Zeldzame foto: koningin Elisabeth met Howard Carter naast de sarcofaag van Toetanchamon in diens graftombe, tijdens een tweede bezoek in 1930, opnieuw vergezeld door Capart. (Spaarnestad Photo)
Zeldzame foto: koningin Elisabeth met Howard Carter naast de sarcofaag van Toetanchamon in diens graftombe, tijdens een tweede bezoek in 1930, opnieuw vergezeld door Capart. (Spaarnestad Photo)

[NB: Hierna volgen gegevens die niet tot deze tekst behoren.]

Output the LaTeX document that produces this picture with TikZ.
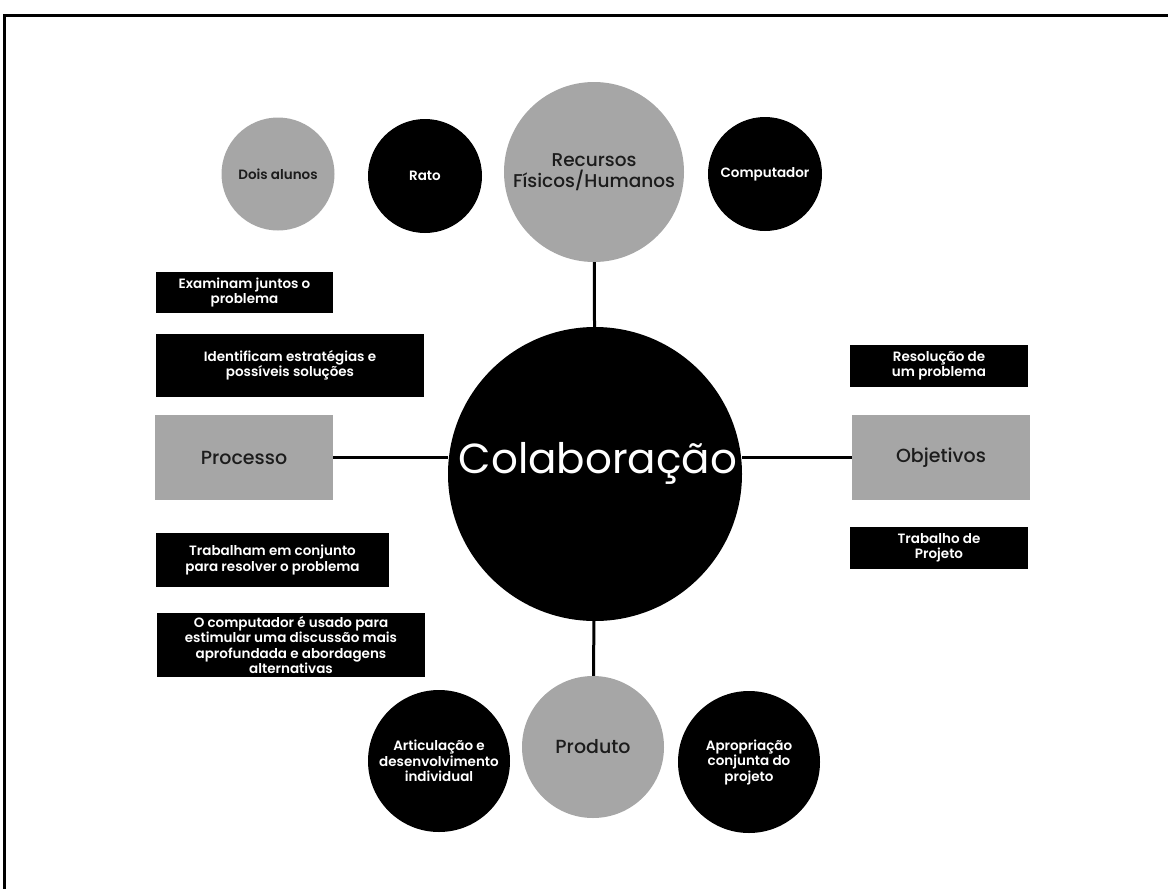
\documentclass[tikz,border=0pt]{standalone}
\usepackage{fontspec}
\setmainfont{Poppins}
\newfontfamily\labelfont{Poppins SemiBold}
\newfontfamily\headfont{Poppins Medium}
\definecolor{softgray}{HTML}{A6A6A6}
\definecolor{inkdark}{HTML}{1C1C1C}

\begin{document}
\begin{tikzpicture}[x=1pt,y=-1pt,
    blackdot/.style={circle,fill=black,text=white,inner sep=0pt,
                     minimum size=#1,align=center,
                     font=\labelfont\fontsize{13.5}{15.5}\selectfont},
    graydot/.style={circle,fill=softgray,text=inkdark,inner sep=0pt,
                    minimum size=#1,align=center},
    blackbox/.style={rectangle,fill=black,text=white,inner sep=0pt,
                     align=center,font=\labelfont\fontsize{13.5}{15.5}\selectfont},
    graybox/.style={rectangle,fill=softgray,text=inkdark,inner sep=0pt,
                    minimum width=178,minimum height=85,
                    font=\headfont\fontsize{19}{22}\selectfont},
    link/.style={line width=3pt}]

\useasboundingbox (0,0) rectangle (1168,889);
\draw[line width=3pt] (4,900) -- (4,15) -- (1180,15);

% centro
\node[blackdot=294] (colab) at (595,474) {};
\node[text=white,inner sep=0pt,font=\fontsize{42}{48}\selectfont] (colabtxt) at (598,463) {Colaboração};

% recursos
\node[graydot=180,font=\headfont\fontsize{18.5}{21}\selectfont] (rec) at (594,172) {Recursos\\Físicos/Humanos};
\node[graydot=113,font=\labelfont\fontsize{13.5}{15.5}\selectfont] (alunos) at (278,174) {Dois alunos};
\node[blackdot=114] (rato) at (425,176) {Rato};
\node[blackdot=114] (comp) at (765,174) {Computador};

% processo
\node[graybox] (proc) at (244,457.5) {Processo};
\node[blackbox,minimum width=177,minimum height=41] (exam) at (244.5,292.5) {Examinam juntos o\\problema};
\node[blackbox,minimum width=268,minimum height=63] (ident) at (290,365.5) {Identificam estratégias e\\possíveis soluções};
\node[blackbox,minimum width=233,minimum height=54] (trab) at (272.5,560) {Trabalham em conjunto\\para resolver o problema};
\node[blackbox,minimum width=268,minimum height=64] (disc) at (291,645) {O computador é usado para\\estimular uma discussão mais\\aprofundada e abordagens\\alternativas};

% objetivos
\node[graybox] (obj) at (941,457.5) {Objetivos};
\node[blackbox,minimum width=178,minimum height=42] (resol) at (939,366) {Resolução de\\um problema};
\node[blackbox,minimum width=178,minimum height=42] (proj) at (939,548) {Trabalho de\\Projeto};

% produto
\node[graydot=142,font=\headfont\fontsize{19}{22}\selectfont] (prod) at (593,747) {Produto};
\node[blackdot=142] (artic) at (439,761) {Articulação e\\desenvolvimento\\individual};
\node[blackdot=142] (aprop) at (749,762) {Apropriação\\conjunta do\\projeto};

\draw[link] (rec) -- (colab);
\draw[link] (colab) -- (prod);
\draw[link] (proc.east) -- (proc.east -| colab.west);
\draw[link] (obj.west) -- (obj.west -| colab.east);

\end{tikzpicture}
\end{document}
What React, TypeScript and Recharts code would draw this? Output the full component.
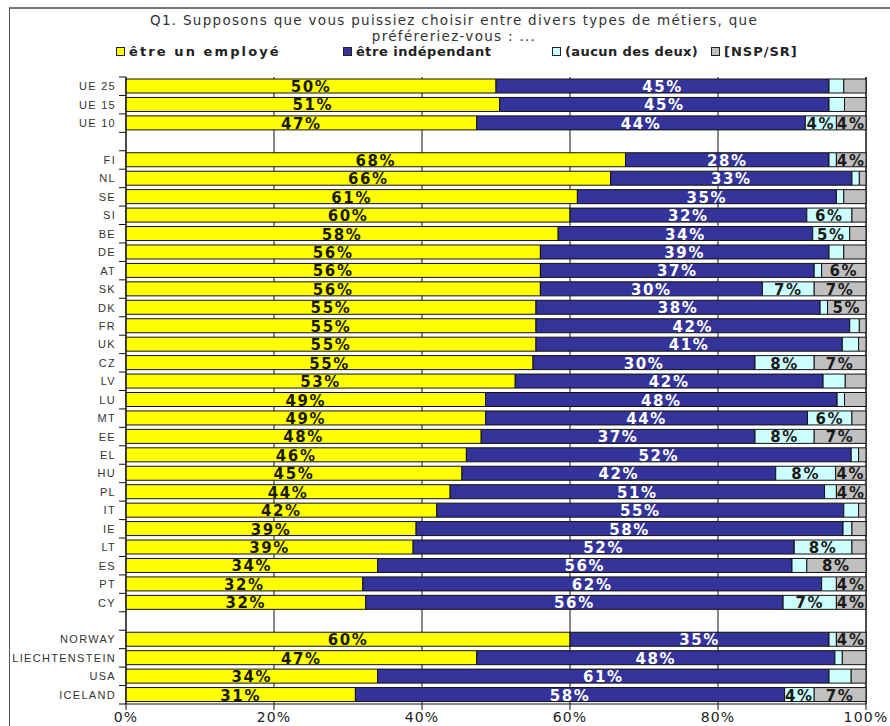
import React from 'react';
import { BarChart, Bar, XAxis, YAxis, CartesianGrid, LabelList } from 'recharts';

const categories = [
  'UE 25', 'UE 15', 'UE 10', '',
  'FI', 'NL', 'SE', 'SI', 'BE', 'DE', 'AT', 'SK', 'DK', 'FR', 'UK', 'CZ', 'LV', 'LU', 'MT',
  'EE', 'EL', 'HU', 'PL', 'IT', 'IE', 'LT', 'ES', 'PT', 'CY', ' ',
  'NORWAY', 'LIECHTENSTEIN', 'USA', 'ICELAND',
];

const employe = [
  50, 50.5, 47.4, null,
  67.5, 65.5, 61, 60, 58.4, 56, 56, 56, 55.4, 55.4, 55.4, 55, 52.6, 48.6, 48.6,
  48, 46, 45.4, 43.8, 42, 39.2, 38.8, 34, 32, 32.4, null,
  60, 47.4, 34, 31,
];

const independant = [
  45, 44.5, 44.4, null,
  27.5, 32.6, 35, 32, 34.4, 39, 37, 30, 38.4, 42.4, 41.4, 30, 41.6, 47.5, 43.5,
  37, 52, 42.4, 50.6, 55, 57.7, 51.5, 56, 62, 56.4, null,
  35, 48.4, 61, 58,
];

const aucun = [
  2, 2.1, 4.2, null,
  1, 1, 1, 6.1, 5, 2, 1, 7, 1, 1.3, 2.2, 8, 3, 1, 6,
  8, 1, 8.1, 1.6, 2, 1.2, 7.8, 2, 2, 7.2, null,
  1, 1, 3, 4,
];

const nsp = [
  3, 2.9, 4, null,
  4, 0.9, 3, 1.9, 2.2, 3, 6, 7, 5.2, 0.9, 1, 7, 2.8, 2.9, 1.9,
  7, 1, 4.1, 4, 1, 1.9, 1.9, 8, 4, 4, null,
  4, 3.2, 2, 7,
];

const xTicks = [0, 20, 40, 60, 80, 100];

const series = [
  { key: 'employe', name: 'être un employé', color: '#FFFF00', text: '#1a1a00', always: true },
  { key: 'independant', name: 'être indépendant', color: '#333399', text: '#ffffff', always: true },
  { key: 'aucun', name: '(aucun des deux)', color: '#CCFFFF', text: '#1a1a1a', always: false },
  { key: 'nsp', name: '[NSP/SR]', color: '#C0C0C0', text: '#1a1a1a', always: false },
];

// legend placement / spacing (styles only)
const legendLeft = [116, 343, 552, 711];
const legendSpacing = [2.1, 0.5, 0.4, 1];

const data = categories.map((name, i) => ({
  name,
  employe: employe[i],
  independant: independant[i],
  aucun: aucun[i],
  nsp: nsp[i],
}));

const W = 890;
const H = 726;
const MARGIN = { top: 77, right: 24, bottom: 2, left: 0 };
const X_AXIS_H = 20;
const Y_AXIS_W = 126;
const band = (H - MARGIN.top - MARGIN.bottom - X_AXIS_H) / categories.length;

const CategoryTick = (props: any) => {
  const { y, payload, index } = props;
  const ax = Y_AXIS_W;
  return (
    <g>
      <line x1={ax - 7} x2={ax} y1={y - band / 2} y2={y - band / 2} stroke="#111" />
      {index === categories.length - 1 && (
        <line x1={ax - 7} x2={ax} y1={y + band / 2} y2={y + band / 2} stroke="#111" />
      )}
      <text
        x={ax - 10}
        y={y}
        textAnchor="end"
        dominantBaseline="central"
        fontSize={11}
        letterSpacing={1.3}
        fontFamily="'Liberation Sans', Arial, sans-serif"
        fill="#333"
      >
        {payload.value}
      </text>
    </g>
  );
};

const makeLabel = (textColor: string, always: boolean) => (props: any) => {
  const { x, y, width, height, value } = props;
  if (value == null) return null;
  const v = Math.round(Number(value));
  if (!always && v < 4) return null;
  return (
    <text
      x={Number(x) + Number(width) / 2}
      y={Number(y) + Number(height) / 2 + 1}
      textAnchor="middle"
      dominantBaseline="central"
      fontSize={15}
      fontWeight="bold"
      letterSpacing={1.6}
      fontFamily="'DejaVu Sans', Verdana, sans-serif"
      fill={textColor}
    >
      {v}%
    </text>
  );
};

export default function App() {
  return (
    <div style={{ position: 'absolute', left: 0, top: 0, width: W, height: H, background: '#fff', overflow: 'hidden' }}>
      {/* frame */}
      <div style={{ position: 'absolute', left: 9, top: 7, width: W - 9, height: H - 7, borderTop: '2px solid #777', borderLeft: '1px solid #555' }} />

      {/* title */}
      <div
        style={{
          position: 'absolute', left: 0, top: 12, width: 908, textAlign: 'center',
          fontFamily: "'DejaVu Sans', Verdana, sans-serif", fontSize: 13.5, letterSpacing: 1.3,
          color: '#333', lineHeight: '16px',
        }}
      >
        Q1. Supposons que vous puissiez choisir entre divers types de métiers, que
        <br />
        préféreriez-vous : ...
      </div>

      {/* legend */}
      <div style={{ position: 'absolute', top: 44, left: 0, width: W, height: 18 }}>
        {series.map((s, i) => (
          <div
            key={s.key}
            style={{
              position: 'absolute', left: legendLeft[i], top: 0, display: 'flex', alignItems: 'center',
              fontFamily: "'DejaVu Sans', Verdana, sans-serif", fontSize: 13, fontWeight: 'bold',
              letterSpacing: legendSpacing[i], color: '#222', whiteSpace: 'nowrap',
            }}
          >
            <span style={{ display: 'inline-block', width: 7, height: 7, background: s.color, border: '1px solid #222', marginRight: 4 }} />
            {s.name}
          </div>
        ))}
      </div>

      <div style={{ position: 'absolute', left: 0, top: 0 }}>
        <BarChart
          width={W}
          height={H}
          data={data}
          layout="vertical"
          margin={MARGIN}
          barSize={14}
        >
          <CartesianGrid horizontal={false} vertical stroke="#111" />
          <XAxis
            type="number"
            domain={[0, 100]}
            ticks={xTicks}
            tickFormatter={(v: number) => `${v}%`}
            height={X_AXIS_H}
            tickSize={6}
            axisLine={{ stroke: '#111' }}
            tickLine={{ stroke: '#111' }}
            tick={{ fontSize: 14, fill: '#222', fontFamily: "'DejaVu Sans', Verdana, sans-serif", letterSpacing: 1.2 }}
            interval={0}
          />
          <YAxis
            type="category"
            dataKey="name"
            width={Y_AXIS_W}
            interval={0}
            tickLine={false}
            axisLine={{ stroke: '#111' }}
            tick={<CategoryTick />}
          />
          {series.map((s) => (
            <Bar
              key={s.key}
              dataKey={s.key}
              name={s.name}
              stackId="a"
              fill={s.color}
              stroke="#111"
              strokeWidth={1}
              isAnimationActive={false}
            >
              <LabelList dataKey={s.key} content={makeLabel(s.text, s.always)} />
            </Bar>
          ))}
        </BarChart>
      </div>
    </div>
  );
}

Koninklijke belangstelling blijft

Nog in het jaar van het grafbezoek werd de Fondation Egyptologique Reine Elisabeth opgericht (later tweetalig), onder bescherming van de koningin, gefinancierd door schenkingen en met Capart als voorzitter, die kort daarna het wetenschappelijk tijdschrift Chroniques d’Egypte startte. Tot zijn dood bleef hij verzekerd van Elisabeths vriendschappelijke en financiële steun. In 1925 werd hij benoemd tot hoofdconservator van de Koninklijke Musea voor Kunst en Geschiedenis en in 1930 lid van de Koninklijke Academie van België. Tussen 1928 en 1939 bezocht hij achtmaal de Verenigde Staten en Canada, gaf les aan de Harvard University en hield voordrachten te Montreal en Boston. Tevens reorganiseerde hij de Egyptologische verzamelingen van het Museum van Brooklyn en van de New York Historical Society. In tal van werken, meestal in het Engels vertaald, zette hij zijn theorieën uiteen over de oorsprong der Egyptische kunst en ontleedde hij de kunstwerken en documenten, onder meer de Amherts-papyrus die hij in 1935 tussen de legaten van koning Leopold II vond. Een hele rits wetenschappelijke functies en ronkende eretitels vielen hem toe, onder meer Grootofficier van de Orde van de Nijl, van de Orde van Ismaël, van de Orde van de Ster van Roemenië, van de Orde van Oranje-Nassau, en van de Orde van Wasa in Zweden.

De gier van Elkab

Vanaf 1937 ging de Egyptologische Stichting op voorstel van haar voorzitter graven in Elkab, het oude Nekheb, op de oostelijke Nijloever tussen Luxor en Assouan. Een erg rijke site, zou mettertijd duidelijk worden, over een oppervlakte van zestien vierkante kilometer, met sporen vanaf de Prehistorie tot de Grieks-Romeinse tijd. Elkab werd in 1741 voor het eerst bezocht en beschreven door de Engelse reiziger Charles Perry; eind 19de-begin 20ste eeuw volgden Britse archeologen. In 1906 bouwde een van hen, Somers Clarke, in de buurt een imposant expeditiehuis met magazijn dat in 1937 ter beschikking werd gesteld van Capart. Hij leidde er drie campagnes – in 1937, 1938 en 1945/46 – en richtte zich daarbij op de twee naast elkaar gelegen tempels binnen de rechthoekige omheiningsmuur in gebakken tegels uit de 4de eeuw v.Chr., met als belangrijkste de tempel van de godin Nekhbet, afgebeeld als een gier. Capart kende aan deze godin een essentieel belang toe, als personificatie van de hemel en bijgevolg moeder van de zonnegod Ra; volgens hem was ze meer dan de zuiver lokale godheid waarvoor men haar tot dan toe had aangezien.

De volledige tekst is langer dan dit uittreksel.